Les CFA devront se faire certifier par un organisme reconnu par le COFRA. Les critères qualité n’ont pas encore été établis. S’ils suivent le sens de la loi, ils devront être axés sur la réponse par les organismes aux besoins des entreprises et des jeunes.

Les acteurs de l’apprentissage devront très sérieusement travailler sur la lutte contre les ruptures de contrat d’apprentissage qui touchera directement leur portefeuille ( si la rupture arrive trop tôt, le CFA risque de ne pas être financé).

Quant on sait que le taux de rupture de contrat est en moyenne autour des 28 % aujourd’hui en France, l’enjeu pour les acteurs va être d’évoluer rapidement dans leurs pratiques d’accompagnement et leurs pratiques pédagogiques.

La qualité des accompagnements est donc clairement le nouvel enjeu central de l’apprentissage. Le financement au contrat oblige à se concentrer sur la conquête et la fidélisation des jeunes et des entreprises.

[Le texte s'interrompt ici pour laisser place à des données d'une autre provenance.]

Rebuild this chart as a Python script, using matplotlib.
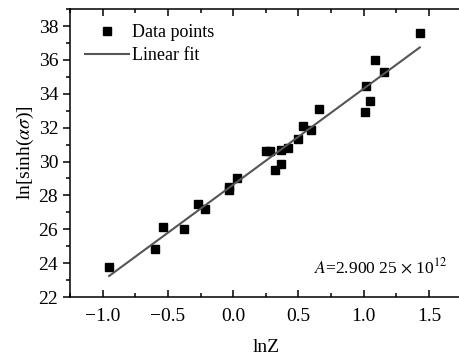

Les chargés de relations entreprises ou les développeurs vont voir leur métier évoluer. Jusqu’à ce jour concentrés une partie de leur année sur la récolte de la taxe d’apprentissage, ils seront sûrement une des clés du nouvel accompagnement individuel et obligatoire proposé par les CFA.

Les formateurs vont devoir évoluer et apprendre à individualiser leur formation en prenant en compte les besoins à court terme des entreprises.

L’accompagnement garantit le financement au contrat s’il est capable de transformer la posture des jeunes et s’il accélère leur montée en compétences. Il offre en même temps aux OPCO un critère pour prioriser leurs financements car il est le seul à pouvoir réellement répondre aux besoins des entreprises et des jeunes.

Cette réforme oblige les CFA à revoir leur fonctionnement et leur positionnement. Les équipes de direction vont devoir construire de nouveaux projets stratégiques en prenant en compte ces nouveaux enjeux.

Cela va nécessiter une réorganisation des équipes, une évolution des métiers dans les CFA ( formateurs, développeurs, chargés de relations entreprises, chargés de formation…) centrée sur la satisfaction des réponses apportées aux jeunes et aux entreprises.

Dans ce contexte, les CFA devront conduire le changement et travailler à la définition d’un nouveau projet stratégique.